Neon gas is used as a working fluid instead of helium gas.
Creating cryogenic temperatures by expanding fluid through high-speed rotation
Reduce the expander rotation speed by 1/3 to ensure system stability


The Korea Institute of Machinery and Materials (KIMM) announced on the 17th that it had developed the Brayton cryogenic refrigerator system that uses neon gas as a working fluid for the first time in Korea and successfully demonstrated 2kW output at an extremely low temperature of -200℃.

The successful development and demonstration of this cryogenic refrigerator system has laid the foundation for domestic production of cryogenic refrigerator systems, which currently depend entirely on imported products. The technology is expected to contribute to expanding the use of eco-friendly energy by enabling more efficient liquefaction of natural gas, hydrogen gas, etc.

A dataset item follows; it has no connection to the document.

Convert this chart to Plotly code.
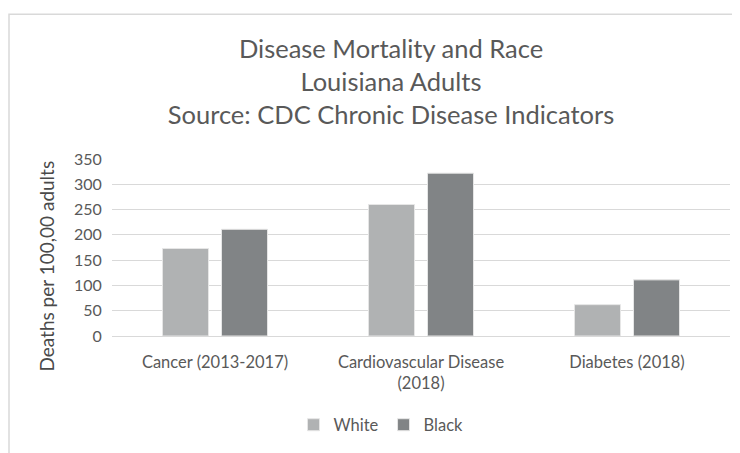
import plotly.graph_objects as go

categories = ["Cancer (2013-2017)", "Cardiovascular Disease<br>(2018)", "Diabetes (2018)"]
white_values = [173, 260, 62]
black_values = [211, 322, 111]
y_ticks = [0, 50, 100, 150, 200, 250, 300, 350]
y_title = "Deaths per 100,00 adults"

FONT = "Lato, Open Sans, sans-serif"
TXT = "#595959"

W, H = 732, 445
L, R, T, B = 104, 10, 151, 113
PH = H - T - B
PW = W - L - R

fig = go.Figure()
fig.add_trace(go.Bar(name="White", x=categories, y=white_values,
                     marker=dict(color="#b0b2b3", line=dict(color="#e6e6e6", width=1))))
fig.add_trace(go.Bar(name="Black", x=categories, y=black_values,
                     marker=dict(color="#818486", line=dict(color="#e6e6e6", width=1))))

fig.update_layout(
    width=W, height=H,
    margin=dict(l=L, r=R, t=T, b=B),
    paper_bgcolor="white", plot_bgcolor="white",
    barmode="group", bargap=0.427, bargroupgap=0.22,
    font=dict(family=FONT, color=TXT, size=16),
    title=dict(
        text="Disease Mortality and Race<br>Louisiana Adults<br>Source: CDC Chronic Disease Indicators",
        x=383 / W, xanchor="center", xref="container",
        y=1 - 50 / H, yanchor="middle", yref="container",
        font=dict(family=FONT, size=25.5, color=TXT),
    ),
    showlegend=True,
    legend=dict(orientation="h", x=(373 - L) / PW, xanchor="center",
                y=(T + PH - 423) / PH, yanchor="middle",
                font=dict(size=16.5, color=TXT), traceorder="normal",
                itemwidth=30, bgcolor="rgba(0,0,0,0)"),
    xaxis=dict(showgrid=False, showline=True, linecolor="#d9d9d9", linewidth=1,
               tickfont=dict(size=16.5, color=TXT), ticks="outside", ticklen=11,
               tickcolor="rgba(0,0,0,0)"),
    yaxis=dict(range=[0, 350], tickvals=y_ticks, showgrid=True, gridcolor="#d9d9d9",
               gridwidth=1, zeroline=False, showline=False, ticks="outside", ticklen=6,
               tickcolor="rgba(0,0,0,0)",
               tickfont=dict(size=16, color=TXT)),
    annotations=[dict(text=y_title, textangle=-90, xref="paper", yref="paper",
                      x=(39 - L) / PW, y=(T + PH - 261) / PH, xanchor="center", yanchor="middle",
                      showarrow=False, font=dict(size=19, color="#4a4a4a", family=FONT))],
    shapes=[dict(type="rect", xref="paper", yref="paper",
                 x0=(1 - L) / PW, x1=(W + 20 - L) / PW,
                 y0=(T + PH - (H + 20)) / PH, y1=(T + PH - 3) / PH,
                 line=dict(color="#d9d9d9", width=1.5), fillcolor="rgba(0,0,0,0)", layer="below")],
)

fig.write_html("out.html")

The research team led by Han-Gil Yeom, a principal researcher at the Energy Conversion Machinery Laboratory of the Korea Institute of Machinery and Materials, used neon gas instead of helium gas as a working fluid, and reduced the rotation speed of the expander to 1/3 to create ultra-low temperature conditions by rotating it at high speed and expanding the working fluid, thereby increasing the stability and lifespan of the entire system.

The research team plans to conduct follow-up research to demonstrate 10kW output so that it can operate an ultra-low temperature refrigerator system made with domestic technology on domestic LNG carriers that are currently operated entirely with foreign technology.

In addition, by utilizing the developed cryogenic cooling technology in domestic superconducting cable systems, a foundation has been established to provide a total solution for superconducting cable systems, including cable cores, cryogenic cooling devices, and auxiliary facilities, as well as installation and operation.

In addition, since the operating temperature can be expanded from the temperature of hydrogen gas liquefaction (-253℃), an eco-friendly fuel, to the temperature of natural gas liquefaction (-162℃), it is expected to be utilized to strengthen technological competitiveness in the LNG sector and to realize a hydrogen society at an early date.

This study was conducted as part of the 'Development of an ultra-low temperature cooling system for future energy' project, which is a major project of the Korea Institute of Machinery and Materials.